Yoo, S.-H., Aota, L. S., Shin, S., El-Zoka, A. A., Kang, P. W., Lee, Y., et al. (2023). Dopant Evolution in Electrocatalysts after Hydrogen Oxidation Reaction in an Alkaline Environment. ACS Energy Letters, 8(8), 3381-3386. doi:10.1021/acsenergylett.3c00842.


Cite as: https://hdl.handle.net/21.11116/0000-000D-8909-F
Abstract
Introduction of interstitial dopants has opened a new pathway to optimize nanoparticle catalytic activity for, e.g., hydrogen evolution/oxidation and other reactions. Here, we discuss the stability of a property-enhancing dopant, B, introduced through the controlled synthesis of an electrocatalyst Pd aerogel. We observe significant removal of B after the hydrogen oxidation reaction.
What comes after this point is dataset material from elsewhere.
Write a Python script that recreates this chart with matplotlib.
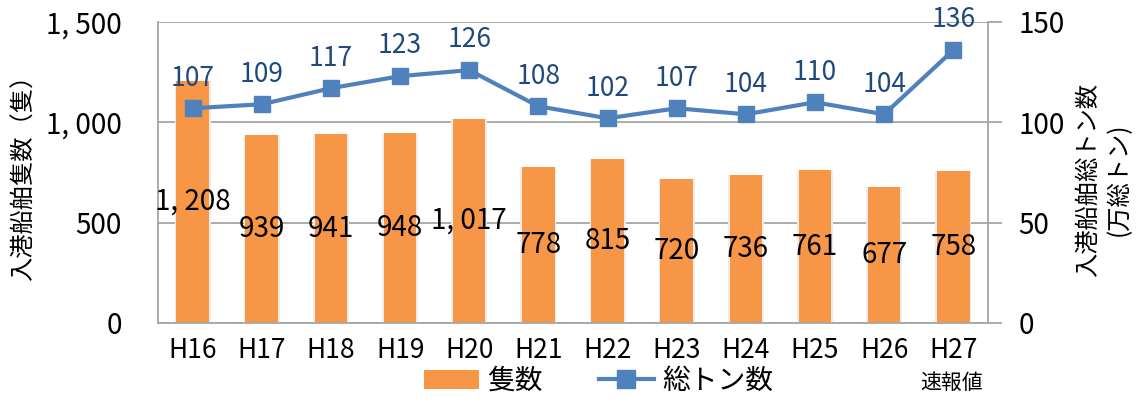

Ab initio calculations show that the high stability of subsurface B in Pd is substantially reduced when H is adsorbed/absorbed on the surface, favoring its departure from the host nanostructure. The destabilization of subsurface B is more pronounced, as more H occupies surface sites and empty interstitial sites. We hence demonstrate that the H2 fuel itself favors the microstructural degradation of the electrocatalyst and an associated drop in activity.